Data flows between Ireland and the UK are a key issue, in addition to the movement of goods. Services, including in health, are also offered across the border and data flows are vital to their support.
The cooperation between the Irish Data Protection Commission and the ICO has always been strong and constructive. The ICO continues to engage with them when in the public interest.
In this respect, let me also recognize the leading role the Irish DPA plays in regulating some big global players – such as Google, Apple, Facebook, Amazon and Microsoft – with a European establishment in Ireland.
The two offices also recently shared experience on children’s privacy. The ICO’s ‘Age-Appropriate Design Code’ – mandating online service providers to take the best interests of child users into account – has gone live in September after a 12-month transition period, and the Irish DPA has issued new guidance.
All this goes with an important proviso – the UK’s adequacy status under the GDPR. If the present adequacy decision is withdrawn or not continued after four years, the situation will become a lot more difficult, also for regulatory cooperation across borders.
Let me be very clear on this point: ‘essential equivalence’ is not cast in stone and does not require a carbon copy of the GDPR. There is clearly a margin for national variations.
What matters is that a country’s laws and practices provide an essentially equivalent level of protection. In other words, that its laws and practices can deliver essentially the same results as the EU legal framework. Convention 108+ of the Council of Europe has also been recognized as a benchmark for high standards in this respect.
However, if essential elements of protection are missing, that would create a serious obstacle. This is relevant, because a UK data reform consultation has been ongoing, and the UK Government is considering how to proceed.
In its public response, the ICO has been open to the consultation. It is a good practice to review laws to see how they are working. But in its view, the UK must continue to have high standards, which are vital to trust and confidence in the data economy and to what the public expects.
In her foreword to the ICO response in October, Elizabeth Denham, then still Information Commissioner, emphasized the crucial value of an independent regulator and expressed concerns that certain elements of the proposals did not sufficiently safeguard this independence.
Elsewhere she also mentioned the key role of the fairness principle, especially in relation to new technologies, such as Artificial Intelligence. In the ICO’s view it would not be wise to limit the scope of this important principle.
I would be remiss to conclude my remarks here without mentioning another kind of regulatory cooperation, in which data protection regulators may be taking part. That is cooperation across relevant sectors – only national or also international – to ensure better outcomes in a digital economy, and in our increasingly digitalized societies, more in general.

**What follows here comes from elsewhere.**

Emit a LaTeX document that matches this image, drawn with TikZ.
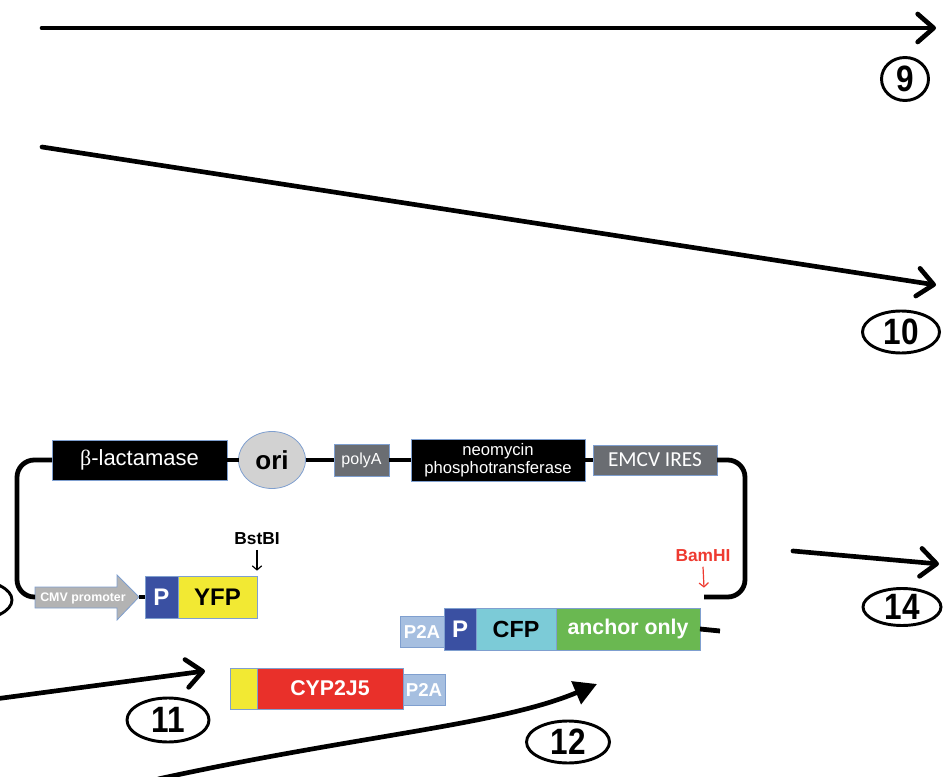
\documentclass[tikz,border=0pt]{standalone}
\usepackage{fontspec}
\setmainfont{Liberation Sans}
\newfontfamily\calibri{Carlito}
\newfontfamily\greekserif{Liberation Serif}
\newfontfamily\narrowbold[FakeStretch=0.86]{Liberation Sans Bold}
\usetikzlibrary{arrows.meta,shapes.geometric}

\definecolor{bordc}{HTML}{7F9FCF}
\definecolor{darkgray}{HTML}{6A6D72}
\definecolor{origray}{HTML}{D2D2D2}
\definecolor{cmvgray}{HTML}{B3B3B3}
\definecolor{pblue}{HTML}{3A50A2}
\definecolor{yfpyellow}{HTML}{F2E933}
\definecolor{cfpcyan}{HTML}{7CCBD7}
\definecolor{anchgreen}{HTML}{6AB851}
\definecolor{cypred}{HTML}{E9302A}
\definecolor{p2alight}{HTML}{A6BFE0}
\definecolor{bamred}{HTML}{EE3A30}

% box given by its corners (pixel grid, y downwards)
\newcommand\genebox[7]{%
  \node[gene,#6,minimum width={(#4-#2)*0.75pt},minimum height={(#5-#3)*0.75pt}]
    (#1) at ({(#2+#4)/2},{(#3+#5)/2}) {#7};}

\tikzset{
  gene/.style={draw=bordc,line width=0.6pt,inner sep=0pt,outer sep=0pt},
  bbline/.style={line width=3.6pt},
  backbone/.style={bbline,rounded corners=13pt},
  flow/.style={line width=3.5pt,line cap=round,
    -{Straight Barb[length=12pt,width=21pt,line cap=round,line join=round]}},
  flowfilled/.style={line width=3.5pt,
    -{Triangle[length=17pt,width=18pt]}},
  numlbl/.style={ellipse,draw,line width=2.2pt,inner sep=0pt,
    font=\narrowbold\fontsize{27.5}{27.5}\selectfont},
  siteArrow/.style={line width=0.9pt,-{Straight Barb[length=3pt,width=7pt]}},
}

\begin{document}
\begin{tikzpicture}[x=0.75pt,y=-0.75pt]
\useasboundingbox (0,0) rectangle (943,777);
\clip (0,0) rectangle (943,777);

% ---- long process arrows and step numbers ----
\coordinate (a9s) at (42,28);   \coordinate (a9e) at (936,28);
\draw[flow] (a9s) -- (a9e);
\node[numlbl,minimum width=47*0.75pt,minimum height=43*0.75pt] (n9) at (905,79) {9};

\coordinate (a10s) at (42,147); \coordinate (a10e) at (936,285);
\draw[flow] (a10s) -- (a10e);
\node[numlbl,minimum width=77*0.75pt,minimum height=42*0.75pt] (n10) at (901,332) {10};

\coordinate (a14s) at (793,551); \coordinate (a14e) at (939,564);
\draw[flow] (a14s) -- (a14e);
\node[numlbl,minimum width=78*0.75pt,minimum height=37*0.75pt] (n14) at (902,607) {14};

\node[numlbl,minimum width=80*0.75pt,minimum height=40*0.75pt] (n13) at (-28,600) {};

\coordinate (a11s) at (-5,699); \coordinate (a11e) at (205,671);
\draw[flow] (a11s) -- (a11e);
\node[numlbl,minimum width=82*0.75pt,minimum height=44*0.75pt] (n11) at (168,720) {11};

\coordinate (a12s) at (158,779); \coordinate (a12e) at (597,684);
\draw[flowfilled] (a12s) .. controls (360,735) and (500,725) .. (a12e);
\node[numlbl,minimum width=83*0.75pt,minimum height=42*0.75pt] (n12) at (568,742) {12};

% ---- plasmid backbone elements ----
\genebox{blac}{52}{440}{227}{480}{fill=black,text=white,font=\fontsize{16.5}{16.5}\selectfont}{{\greekserif β}-lactamase}
\node[gene,ellipse,fill=origray,minimum width=67*0.75pt,minimum height=57*0.75pt,
  font=\bfseries\fontsize{19.5}{19.5}\selectfont] (ori) at (272,460) {ori};
\genebox{polya}{334}{444}{389}{476}{fill=darkgray,text=white,font=\fontsize{12}{12}\selectfont}{polyA}
\genebox{neo}{411}{439}{585}{481}{fill=black,text=white,align=center,
  font=\fontsize{12.5}{13.5}\selectfont}{neomycin\\phosphotransferase}
\genebox{emcv}{593}{445}{717}{475}{fill=darkgray,text=white,font=\calibri\fontsize{16}{16}\selectfont}{EMCV IRES}

% CMV promoter arrow
\draw[draw=bordc,line width=0.6pt,fill=cmvgray]
  (35,587) -- (117,587) -- (117,575) -- (139,597) -- (117,620) -- (117,608) -- (35,608) -- cycle;
\node[text=white,font=\bfseries\fontsize{9.3}{9.3}\selectfont] (cmv) at (83,598) {CMV promoter};
\coordinate (cmvtail) at (35,597);
\coordinate (cmvtip) at (139,597);

\genebox{p1}{145}{576}{178}{618}{fill=pblue,text=white,font=\bfseries\fontsize{18}{18}\selectfont}{P}
\genebox{yfp}{178}{576}{257}{618}{fill=yfpyellow,font=\bfseries\fontsize{18}{18}\selectfont}{YFP}

% CFP cassette
\genebox{p2a1}{400}{616}{444}{647}{fill=p2alight,text=white,font=\bfseries\fontsize{14}{14}\selectfont}{P2A}
\genebox{p2}{444}{608}{476}{650}{fill=pblue,text=white,font=\bfseries\fontsize{18}{18}\selectfont}{P}
\genebox{cfp}{476}{608}{556}{650}{fill=cfpcyan,font=\bfseries\fontsize{17.5}{17.5}\selectfont}{CFP}
\genebox{anch}{556}{608}{700}{650}{fill=anchgreen,text=white,font=\bfseries\fontsize{16}{16}\selectfont}{anchor only}
\coordinate (anchend) at (720,631);

% CYP2J5 insert
\genebox{yins}{230}{668}{257}{709}{fill=yfpyellow}{}
\genebox{cyp}{257}{668}{403}{709}{fill=cypred,text=white,font=\bfseries\fontsize{16}{16}\selectfont}{CYP2J5}
\genebox{p2a2}{403}{674}{445}{705}{fill=p2alight,text=white,font=\bfseries\fontsize{14}{14}\selectfont}{P2A}

% backbone lines
\coordinate (bamend) at (704,597);
\begin{scope}[on background layer/.try]
\draw[backbone] (blac.west) -- (17,460) -- (17,597) -- (cmvtail);
\draw[bbline] (blac.east) -- (ori.west);
\draw[bbline] (ori.east) -- (polya.west);
\draw[bbline] (polya.east) -- (neo.west);
\draw[bbline] (neo.east) -- (emcv.west);
\draw[backbone] (emcv.east) -- (745,460) -- (745,597) -- (bamend);
\draw[bbline] (cmvtip) -- (p1.west);
\draw[bbline] (anch.east) -- (anchend);
\end{scope}

% restriction sites
\node[font=\bfseries\fontsize{13}{13}\selectfont] (bst) at (257,539) {BstBI};
\draw[siteArrow] (bst.south) -- ([yshift=4pt]yfp.north east);
\node[text=bamred,font=\bfseries\fontsize{13}{13}\selectfont] (bam) at (703,556) {BamHI};
\draw[siteArrow,bamred] (bam.south) -- ([yshift=7pt]bamend);
\end{tikzpicture}
\end{document}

The ICO is fortunate to be member of such a joined-up approach to digital regulation in the ‘Digital Regulation Cooperation Forum’, established in July 2020 together with the Competition and Markets Authority and the Office of Communications, and now also including the Financial Conduct Authority.
In March 2021, the Forum published its first annual plan of work. Priorities include responding strategically to industry and technological developments, developing joined-up approaches and building shared skills and capabilities. In other words, essential work to jointly address the challenges of a digital age.
All this is ultimately meant to underscore how regulatory cooperation across borders can bring new perspectives and new energy, which will benefit the participants in that cooperation as well as their ultimate stakeholders, to which we all belong.
Thanks for your attention.
Peter Hustinx was the first European Data Protection Supervisor from January 2004 until December 2014. In January 2019, he joined the ICO as a non-executive director. He has has also served as a director of the International Association of Privacy Professionals and the Centre for Democracy & Technology (CDT) in Washington DC.